[START PROVIDED DATA]

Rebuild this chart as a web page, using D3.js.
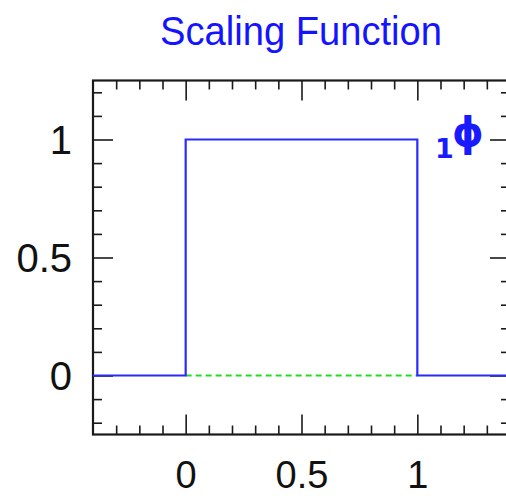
<!DOCTYPE html>
<html>
<head>
<meta charset="utf-8">
<script src="https://cdn.jsdelivr.net/npm/d3@7"></script>
<style>
  html, body { margin: 0; padding: 0; background: #fff; overflow: hidden; }
  svg { display: block; }
</style>
</head>
<body>
<svg id="chart" width="506" height="496"></svg>
<script>
// Haar scaling function phi(x): 1 on [0,1), 0 elsewhere
const phiX = [-0.4, 0, 0, 1, 1, 1.4];
const phiY = [0, 0, 1, 1, 0, 0];
// dashed zero reference under the support
const refX = [0, 1];
const refY = [0, 0];

const xMajor = [0, 0.5, 1];
const xMajorLabels = ["0", "0.5", "1"];
const yMajor = [0, 0.5, 1];
const yMajorLabels = ["0", "0.5", "1"];
const xMinor = [-0.3, -0.2, -0.1, 0.1, 0.2, 0.3, 0.4, 0.6, 0.7, 0.8, 0.9, 1.1, 1.2, 1.3];
const yMinor = [-0.2, -0.1, 0.1, 0.2, 0.3, 0.4, 0.6, 0.7, 0.8, 0.9, 1.1, 1.2];

const svg = d3.select("#chart");
const pLeft = 93, pRight = 510, pTop = 80.5, pBottom = 434.5;

const x = d3.scaleLinear().domain([-0.4, 1.4]).range([pLeft, pRight]);
const y = d3.scaleLinear().domain([-0.25, 1.25]).range([pBottom, pTop]);

const axisColor = "#1a1a1a";
const minorLen = 9, majorLen = 20;

function styleAxis(g) {
  g.select(".domain").remove();
  g.selectAll(".tick line").attr("stroke", axisColor).attr("stroke-width", 1.6);
}

// bottom axis: minor + major (labelled)
svg.append("g").attr("transform", `translate(0,${pBottom})`)
  .call(d3.axisBottom(x).tickValues(xMinor).tickSize(-minorLen).tickFormat(""))
  .call(styleAxis);
const bx = svg.append("g").attr("transform", `translate(0,${pBottom})`)
  .call(d3.axisBottom(x).tickValues(xMajor).tickSize(-majorLen)
    .tickFormat((d, i) => xMajorLabels[i]))
  .call(styleAxis);
bx.selectAll(".tick text")
  .attr("y", 488 - pBottom).attr("dy", 0)
  .attr("font-family", "Liberation Sans, Arial, sans-serif")
  .attr("font-size", 38).attr("fill", "#111");

// top axis
svg.append("g").attr("transform", `translate(0,${pTop})`)
  .call(d3.axisTop(x).tickValues(xMinor).tickSize(-minorLen).tickFormat(""))
  .call(styleAxis);
svg.append("g").attr("transform", `translate(0,${pTop})`)
  .call(d3.axisTop(x).tickValues(xMajor).tickSize(-majorLen).tickFormat(""))
  .call(styleAxis);

// left axis: minor + major (labelled)
svg.append("g").attr("transform", `translate(${pLeft},0)`)
  .call(d3.axisLeft(y).tickValues(yMinor).tickSize(-minorLen).tickFormat(""))
  .call(styleAxis);
const ly = svg.append("g").attr("transform", `translate(${pLeft},0)`)
  .call(d3.axisLeft(y).tickValues(yMajor).tickSize(-majorLen)
    .tickFormat((d, i) => yMajorLabels[i]))
  .call(styleAxis);
ly.selectAll(".tick text")
  .attr("x", 72 - pLeft).attr("dy", "0.36em")
  .attr("text-anchor", "end")
  .attr("font-family", "Liberation Sans, Arial, sans-serif")
  .attr("font-size", 40).attr("fill", "#111");

// right axis
svg.append("g").attr("transform", `translate(${pRight},0)`)
  .call(d3.axisRight(y).tickValues(yMinor).tickSize(-minorLen).tickFormat(""))
  .call(styleAxis);
svg.append("g").attr("transform", `translate(${pRight},0)`)
  .call(d3.axisRight(y).tickValues(yMajor).tickSize(-majorLen).tickFormat(""))
  .call(styleAxis);

// frame
svg.append("rect")
  .attr("x", pLeft).attr("y", pTop)
  .attr("width", pRight - pLeft).attr("height", pBottom - pTop)
  .attr("fill", "none").attr("stroke", axisColor).attr("stroke-width", 2.2);

const line = d3.line().x(d => x(d[0])).y(d => y(d[1]));

// zero reference (dashed green)
svg.append("path")
  .datum(d3.zip(refX, refY))
  .attr("d", line)
  .attr("fill", "none")
  .attr("stroke", "#22dd22")
  .attr("stroke-width", 2)
  .attr("stroke-dasharray", "6,4");

// scaling function (blue)
svg.append("path")
  .datum(d3.zip(phiX, phiY))
  .attr("d", line)
  .attr("fill", "none")
  .attr("stroke", "#2a2aff")
  .attr("stroke-width", 2.2);

// curve label
const lab = svg.append("g").attr("fill", "#1a1aff")
  .attr("font-family", "DejaVu Sans, sans-serif").attr("font-weight", "bold");
lab.append("text").attr("x", 435).attr("y", 158).attr("font-size", 27).text("1");
lab.append("text").attr("x", 452).attr("y", 146).attr("font-size", 40).text("\u03D5");

// title
svg.append("text")
  .attr("x", 301).attr("y", 45)
  .attr("text-anchor", "middle")
  .attr("font-family", "Liberation Sans, Arial, sans-serif")
  .attr("font-size", 41)
  .attr("textLength", 282).attr("lengthAdjust", "spacingAndGlyphs")
  .attr("fill", "#1414ff")
  .text("Scaling Function");
</script>
</body>
</html>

[END PROVIDED DATA]

- **SET PROBLEM**: The pictures should not be reproduced; quote all of the other material exactly.

- **RESULT OF THE TASK**:
Rebuild this chart as a web page, using D3.js.
<!DOCTYPE html>
<html>
<head>
<meta charset="utf-8">
<script src="https://cdn.jsdelivr.net/npm/d3@7"></script>
<style>
  html, body { margin: 0; padding: 0; background: #fff; overflow: hidden; }
  svg { display: block; }
</style>
</head>
<body>
<svg id="chart" width="506" height="496"></svg>
<script>
// Haar scaling function phi(x): 1 on [0,1), 0 elsewhere
const phiX = [-0.4, 0, 0, 1, 1, 1.4];
const phiY = [0, 0, 1, 1, 0, 0];
// dashed zero reference under the support
const refX = [0, 1];
const refY = [0, 0];

const xMajor = [0, 0.5, 1];
const xMajorLabels = ["0", "0.5", "1"];
const yMajor = [0, 0.5, 1];
const yMajorLabels = ["0", "0.5", "1"];
const xMinor = [-0.3, -0.2, -0.1, 0.1, 0.2, 0.3, 0.4, 0.6, 0.7, 0.8, 0.9, 1.1, 1.2, 1.3];
const yMinor = [-0.2, -0.1, 0.1, 0.2, 0.3, 0.4, 0.6, 0.7, 0.8, 0.9, 1.1, 1.2];

const svg = d3.select("#chart");
const pLeft = 93, pRight = 510, pTop = 80.5, pBottom = 434.5;

const x = d3.scaleLinear().domain([-0.4, 1.4]).range([pLeft, pRight]);
const y = d3.scaleLinear().domain([-0.25, 1.25]).range([pBottom, pTop]);

const axisColor = "#1a1a1a";
const minorLen = 9, majorLen = 20;

function styleAxis(g) {
  g.select(".domain").remove();
  g.selectAll(".tick line").attr("stroke", axisColor).attr("stroke-width", 1.6);
}

// bottom axis: minor + major (labelled)
svg.append("g").attr("transform", `translate(0,${pBottom})`)
  .call(d3.axisBottom(x).tickValues(xMinor).tickSize(-minorLen).tickFormat(""))
  .call(styleAxis);
const bx = svg.append("g").attr("transform", `translate(0,${pBottom})`)
  .call(d3.axisBottom(x).tickValues(xMajor).tickSize(-majorLen)
    .tickFormat((d, i) => xMajorLabels[i]))
  .call(styleAxis);
bx.selectAll(".tick text")
  .attr("y", 488 - pBottom).attr("dy", 0)
  .attr("font-family", "Liberation Sans, Arial, sans-serif")
  .attr("font-size", 38).attr("fill", "#111");

// top axis
svg.append("g").attr("transform", `translate(0,${pTop})`)
  .call(d3.axisTop(x).tickValues(xMinor).tickSize(-minorLen).tickFormat(""))
  .call(styleAxis);
svg.append("g").attr("transform", `translate(0,${pTop})`)
  .call(d3.axisTop(x).tickValues(xMajor).tickSize(-majorLen).tickFormat(""))
  .call(styleAxis);

// left axis: minor + major (labelled)
svg.append("g").attr("transform", `translate(${pLeft},0)`)
  .call(d3.axisLeft(y).tickValues(yMinor).tickSize(-minorLen).tickFormat(""))
  .call(styleAxis);
const ly = svg.append("g").attr("transform", `translate(${pLeft},0)`)
  .call(d3.axisLeft(y).tickValues(yMajor).tickSize(-majorLen)
    .tickFormat((d, i) => yMajorLabels[i]))
  .call(styleAxis);
ly.selectAll(".tick text")
  .attr("x", 72 - pLeft).attr("dy", "0.36em")
  .attr("text-anchor", "end")
  .attr("font-family", "Liberation Sans, Arial, sans-serif")
  .attr("font-size", 40).attr("fill", "#111");

// right axis
svg.append("g").attr("transform", `translate(${pRight},0)`)
  .call(d3.axisRight(y).tickValues(yMinor).tickSize(-minorLen).tickFormat(""))
  .call(styleAxis);
svg.append("g").attr("transform", `translate(${pRight},0)`)
  .call(d3.axisRight(y).tickValues(yMajor).tickSize(-majorLen).tickFormat(""))
  .call(styleAxis);

// frame
svg.append("rect")
  .attr("x", pLeft).attr("y", pTop)
  .attr("width", pRight - pLeft).attr("height", pBottom - pTop)
  .attr("fill", "none").attr("stroke", axisColor).attr("stroke-width", 2.2);

const line = d3.line().x(d => x(d[0])).y(d => y(d[1]));

// zero reference (dashed green)
svg.append("path")
  .datum(d3.zip(refX, refY))
  .attr("d", line)
  .attr("fill", "none")
  .attr("stroke", "#22dd22")
  .attr("stroke-width", 2)
  .attr("stroke-dasharray", "6,4");

// scaling function (blue)
svg.append("path")
  .datum(d3.zip(phiX, phiY))
  .attr("d", line)
  .attr("fill", "none")
  .attr("stroke", "#2a2aff")
  .attr("stroke-width", 2.2);

// curve label
const lab = svg.append("g").attr("fill", "#1a1aff")
  .attr("font-family", "DejaVu Sans, sans-serif").attr("font-weight", "bold");
lab.append("text").attr("x", 435).attr("y", 158).attr("font-size", 27).text("1");
lab.append("text").attr("x", 452).attr("y", 146).attr("font-size", 40).text("\u03D5");

// title
svg.append("text")
  .attr("x", 301).attr("y", 45)
  .attr("text-anchor", "middle")
  .attr("font-family", "Liberation Sans, Arial, sans-serif")
  .attr("font-size", 41)
  .attr("textLength", 282).attr("lengthAdjust", "spacingAndGlyphs")
  .attr("fill", "#1414ff")
  .text("Scaling Function");
</script>
</body>
</html>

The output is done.